**TASK BRIEF:**
Set down the data below without change, skipping the pictures it holds.

**GIVEN MATERIAL:**

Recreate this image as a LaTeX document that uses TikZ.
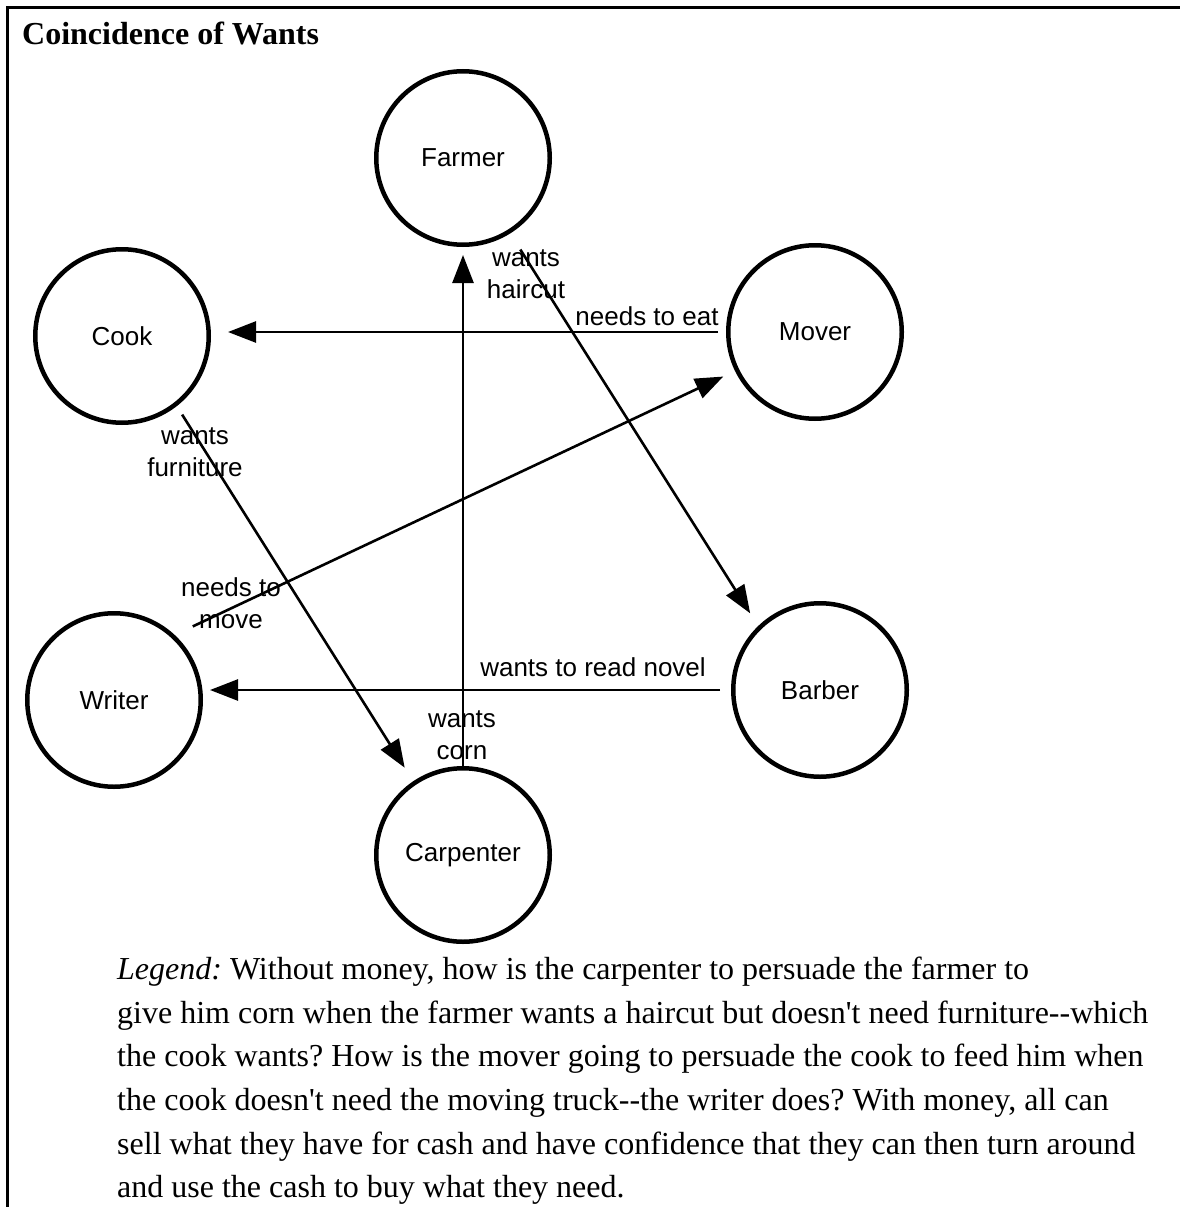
\documentclass[tikz,border=0pt]{standalone}
\usepackage{fontspec}
\setmainfont{Liberation Serif}[Ligatures=TeXOff]
\newfontfamily\agentfont{Liberation Sans}
\usepackage{tikz}
\usetikzlibrary{arrows.meta}
\frenchspacing

\begin{document}
\begin{tikzpicture}[
                x=1pt, y=-1pt,
                agent node/.style={circle,draw,line width=4.5pt,minimum size=173.5pt,inner sep=0pt,
                  font=\agentfont\fontsize{26}{32}\selectfont},
                want label/.style={align=center,inner sep=0pt,font=\agentfont\fontsize{26}{32}\selectfont},
                want/.style={line width=2.6pt,-{Triangle[length=28pt,width=21pt]}},
                ]
                \useasboundingbox (0,0) rectangle (1180,1207);
                \draw[line width=3pt] (7.5,1207) -- (7.5,7.5) -- (1180,7.5);
                \node[anchor=base west,inner sep=0pt,font=\bfseries\fontsize{32}{38}\selectfont] (title) at (22,45) {Coincidence of Wants};

                \node[agent node] (farmer) at (463,158) {Farmer};
                \node[agent node] (cook) at (122,336) {Cook};
                \node[agent node] (mover) at (815,332) {Mover};
                \node[agent node] (writer) at (114,700) {Writer};
                \node[agent node] (barber) at (820,690) {Barber};
                \node[agent node] (carpenter) at (463,855) {Carpenter};

                \draw[want, shorten <=-4pt, shorten >=8pt] (carpenter.north) -- (farmer.south);
                \draw[want, shorten <=8pt, shorten >=17pt] (mover.west) -- (cook.east |- mover.west);
                \draw[want, shorten <=11pt, shorten >=7pt] (barber.west) -- (writer.east |- barber.west);
                \draw[want, shorten <=19pt, shorten >=15pt] (farmer.-58) -- (barber.134);
                \draw[want, shorten <=10pt, shorten >=16pt] (cook.-52) -- (carpenter.124);
                \draw[want, shorten <=20pt, shorten >=13pt] (writer.47) -- (mover.206);

                \node[want label] (haircut) at (526,274) {wants\\haircut};
                \node[want label] (furniture) at (195,452.5) {wants\\furniture};
                \node[want label] (move) at (231,603.5) {needs to\\move};
                \node[want label] (corn) at (462,735.5) {wants\\corn};
                \node[want label,anchor=base] (eat) at (647,325) {needs to eat};
                \node[want label,anchor=base] (novel) at (593,676) {wants to read novel};

                \node[anchor=north west,align=left,inner sep=0pt,font=\fontsize{32}{43.6}\selectfont] (legend) at (117,957)
                  {\textit{Legend:} Without money, how is the carpenter to persuade the farmer to\\
                   give him corn when the farmer wants a haircut but doesn't need furniture--which\\
                   the cook wants? How is the mover going to persuade the cook to feed him when\\
                   the cook doesn't need the moving truck--the writer does? With money, all can\\
                   sell what they have for cash and have confidence that they can then turn around\\
                   and use the cash to buy what they need.};
            \end{tikzpicture}
\end{document}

**REPLY:**
Recreate this image as a LaTeX document that uses TikZ.
\documentclass[tikz,border=0pt]{standalone}
\usepackage{fontspec}
\setmainfont{Liberation Serif}[Ligatures=TeXOff]
\newfontfamily\agentfont{Liberation Sans}
\usepackage{tikz}
\usetikzlibrary{arrows.meta}
\frenchspacing

\begin{document}
\begin{tikzpicture}[
                x=1pt, y=-1pt,
                agent node/.style={circle,draw,line width=4.5pt,minimum size=173.5pt,inner sep=0pt,
                  font=\agentfont\fontsize{26}{32}\selectfont},
                want label/.style={align=center,inner sep=0pt,font=\agentfont\fontsize{26}{32}\selectfont},
                want/.style={line width=2.6pt,-{Triangle[length=28pt,width=21pt]}},
                ]
                \useasboundingbox (0,0) rectangle (1180,1207);
                \draw[line width=3pt] (7.5,1207) -- (7.5,7.5) -- (1180,7.5);
                \node[anchor=base west,inner sep=0pt,font=\bfseries\fontsize{32}{38}\selectfont] (title) at (22,45) {Coincidence of Wants};

                \node[agent node] (farmer) at (463,158) {Farmer};
                \node[agent node] (cook) at (122,336) {Cook};
                \node[agent node] (mover) at (815,332) {Mover};
                \node[agent node] (writer) at (114,700) {Writer};
                \node[agent node] (barber) at (820,690) {Barber};
                \node[agent node] (carpenter) at (463,855) {Carpenter};

                \draw[want, shorten <=-4pt, shorten >=8pt] (carpenter.north) -- (farmer.south);
                \draw[want, shorten <=8pt, shorten >=17pt] (mover.west) -- (cook.east |- mover.west);
                \draw[want, shorten <=11pt, shorten >=7pt] (barber.west) -- (writer.east |- barber.west);
                \draw[want, shorten <=19pt, shorten >=15pt] (farmer.-58) -- (barber.134);
                \draw[want, shorten <=10pt, shorten >=16pt] (cook.-52) -- (carpenter.124);
                \draw[want, shorten <=20pt, shorten >=13pt] (writer.47) -- (mover.206);

                \node[want label] (haircut) at (526,274) {wants\\haircut};
                \node[want label] (furniture) at (195,452.5) {wants\\furniture};
                \node[want label] (move) at (231,603.5) {needs to\\move};
                \node[want label] (corn) at (462,735.5) {wants\\corn};
                \node[want label,anchor=base] (eat) at (647,325) {needs to eat};
                \node[want label,anchor=base] (novel) at (593,676) {wants to read novel};

                \node[anchor=north west,align=left,inner sep=0pt,font=\fontsize{32}{43.6}\selectfont] (legend) at (117,957)
                  {\textit{Legend:} Without money, how is the carpenter to persuade the farmer to\\
                   give him corn when the farmer wants a haircut but doesn't need furniture--which\\
                   the cook wants? How is the mover going to persuade the cook to feed him when\\
                   the cook doesn't need the moving truck--the writer does? With money, all can\\
                   sell what they have for cash and have confidence that they can then turn around\\
                   and use the cash to buy what they need.};
            \end{tikzpicture}
\end{document}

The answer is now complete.